Guest talk May 16, 2014:
"Science for policy: why point estimates for TAC advice are misleading and what to do about it"
by Dorothy J. Dankel, Ph.D.
post-doctoral researcher at the Institute of Marine Research, Bergen, Norway
researcher at the Centre for the Study of the Sciences and the Humanities, University of Bergen
The status quo for scientific fisheries advice are single numbers that represent a total allowable catch (TAC) for a certain stock in a certain area in a certain year. TACs are estimated from stock assessment models of varying complexity with variable data sources and of variable degrees and structures of uncertainty. When the TAC is formulated as a single number (sometimes with five significant digits), the propagation of uncertainties, and any instances of subjective expert opinions or decisions, is contained, at best, in the "Stock Annex" as supplemental information. The phenomenon of TAC advice as a single number often occurs when the clients expect more of science than science is able to deliver: assessment scientists in Europe have experienced being asked to find certainty that is not really there (Wilson, 2009; Kraak et al., 2010). Even when the uncertainties in science are presented in a stock annex, policy-makers have little choice but to take and use the uncertain numbers (Dankel et al. 2012). The task of delivering and communicating advice in the marine system is daunting and complex, but it is not unique: we have many colleagues all over the world who routinely give scientific advice to policy-makers on uncertain but urgent matters such as forest management, climate science, land use, etc. What lessons from our peers can we bring back to fisheries? In this talk, I introduce the term "post-normal science" as defined by Funtowicz and Ravetz (1993) as a remedial paradigm in which to place fisheries science for policy. The post-normal toolbox contains the concept of the "extended peer community" and the "numeral, unit, spread, assessment and pedigree" (NUSAP) framework for uncertainty communication. I finally outline a pilot project of applying the post-normal toolbox to the ICES Working Group North Atlantic Salmon as an example for other institutions delivering ecosystem-based science for advice.
References and background reading:
Dankel, D.J. et al. 2012. Advice under uncertainty in the marine system. ICES Journal of Marine Science (2012), 69(1), 3–7. doi:10.1093/icesjms/fsr179.
Funtowicz, S. O., and Ravetz, J. R. 1993. Science for the post-normal age. Futures, 25: 735–755.
Kraak, S., Kelly, C., Codling, E., and Rogan, E. 2010. On scientists’ discomfort in fisheries advisory science: the example of simulation-based fisheries management strategy evaluations. Fish and Fisheries, 11: 119–132.
Wilson, D. C. 2009. The Paradoxes of Transparency: Science and the Ecosystem Approach to Fisheries Management in Europe. University of Amsterdam Press, Amsterdam. 303 pp.

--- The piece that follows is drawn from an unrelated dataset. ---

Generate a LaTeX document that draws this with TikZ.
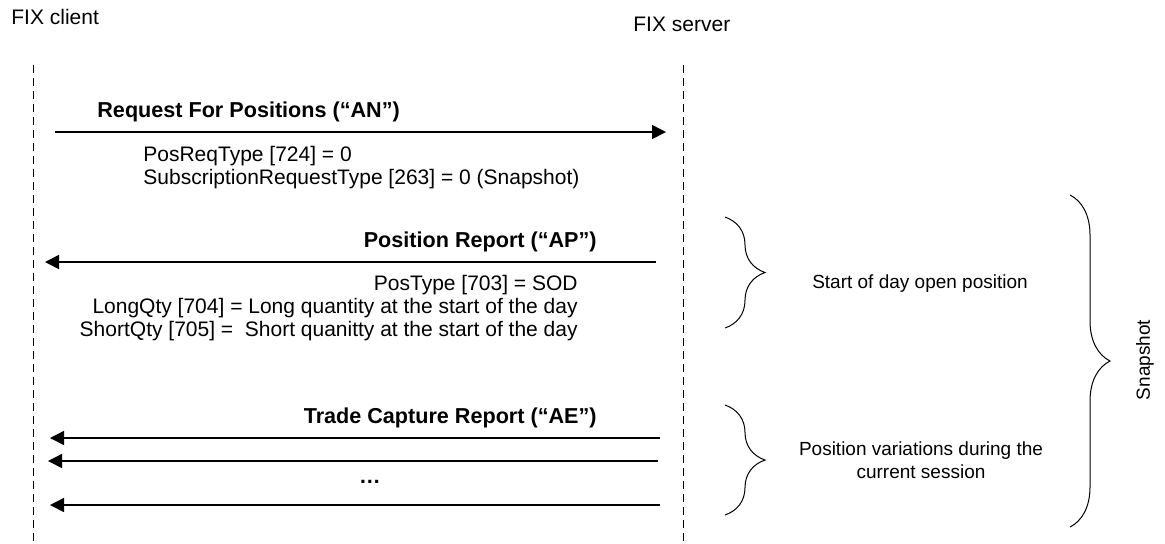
\documentclass[tikz,border=0pt]{standalone}
\usepackage{fontspec}
\setmainfont{Liberation Sans}
\usetikzlibrary{arrows.meta,decorations.pathreplacing}

\begin{document}
\begin{tikzpicture}[
  x=0.5pt, y=-0.5pt,
  label/.style={inner sep=0pt, font=\fontsize{10.5}{11.6}\selectfont},
  msg/.style={inner sep=0pt, font=\fontsize{10.8}{11.6}\selectfont\bfseries},
  note/.style={inner sep=0pt, font=\fontsize{9.5}{11.5}\selectfont},
  lifeline/.style={line width=0.5pt, dash pattern=on 4pt off 2.5pt},
  msgarrow/.style={line width=0.75pt, -{Triangle[length=7pt,width=7pt]}},
  curly/.style={decorate, decoration={brace, amplitude=20pt}, line width=0.5pt}
]
\useasboundingbox (0,0) rectangle (1165,543);

% participants
\node[label, anchor=west] (client) at (11,17) {FIX client};
\node[label, anchor=west] (server) at (633,24) {FIX server};
\coordinate (clienttop) at (33,65);
\coordinate (clientbot) at (33,543);
\coordinate (servertop) at (683,65);
\coordinate (serverbot) at (683,543);
\draw[lifeline] (clienttop) -- (clientbot);
\draw[lifeline] (servertop) -- (serverbot);

% request
\coordinate (reqs) at (55,132);
\coordinate (reqe) at (666,132);
\draw[msgarrow] (reqs) -- (reqe);
\node[msg, anchor=west] (req) at (97,112) {Request For Positions (“AN”)};
\node[label, anchor=north west, align=left] (reqtags) at (143,146)
  {PosReqType [724] = 0\\SubscriptionRequestType [263] = 0 (Snapshot)};

% position report
\coordinate (reps) at (656,262);
\coordinate (repe) at (45,262);
\draw[msgarrow] (reps) -- (repe);
\node[msg, anchor=east] (rep) at (597,242) {Position Report (“AP”)};
\node[label, anchor=east, align=right] (reptags) at (578,308)
  {PosType [703] = SOD\\LongQty [704] = Long quantity at the start of the day\\ShortQty [705] = \ Short quanitty at the start of the day};

% trade capture reports
\node[msg, anchor=east] (trd) at (597,418) {Trade Capture Report (“AE”)};
\coordinate (trd1s) at (660,438);
\coordinate (trd1e) at (50,438);
\coordinate (trd2s) at (658,461);
\coordinate (trd2e) at (48,461);
\coordinate (trd3s) at (660,505);
\coordinate (trd3e) at (50,505);
\draw[msgarrow] (trd1s) -- (trd1e);
\draw[msgarrow] (trd2s) -- (trd2e);
\draw[msgarrow] (trd3s) -- (trd3e);
\node[msg] (dots) at (370,482) {…};

% braces
\coordinate (sodtop) at (725,217);
\coordinate (sodbot) at (725,328);
\coordinate (vartop) at (725,405);
\coordinate (varbot) at (725,515);
\coordinate (snaptop) at (1070,195);
\coordinate (snapbot) at (1070,527);
\draw[curly] (sodtop) -- (sodbot);
\draw[curly] (vartop) -- (varbot);
\draw[curly] (snaptop) -- (snapbot);
\node[note] (sod) at (920,284) {Start of day open position};
\node[note, align=center] (var) at (921,460) {Position variations during the\\current session};
\node[note, rotate=90] (snap) at (1145,360) {Snapshot};
\end{tikzpicture}
\end{document}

Dorothy J. Dankel was raised in Indiana by newspaper reporters and graduated from Hillsdale College, a liberal arts school in Michigan. Since 2001, she has been living in Norway where she earned master's and doctorate degrees in fisheries management. Dorothy's research spans two areas: bio-socio-economic assessments of commercial fish stocks and the ethical, legal and social aspects of science and biotechnologies. Dorothy is married to Norway's expert on fat tissue and obesity who is currently a fellow at Joslin Diabetes Center in Boston. Together, they are preparing their two daughters, ages 3 and 1, for a changing world.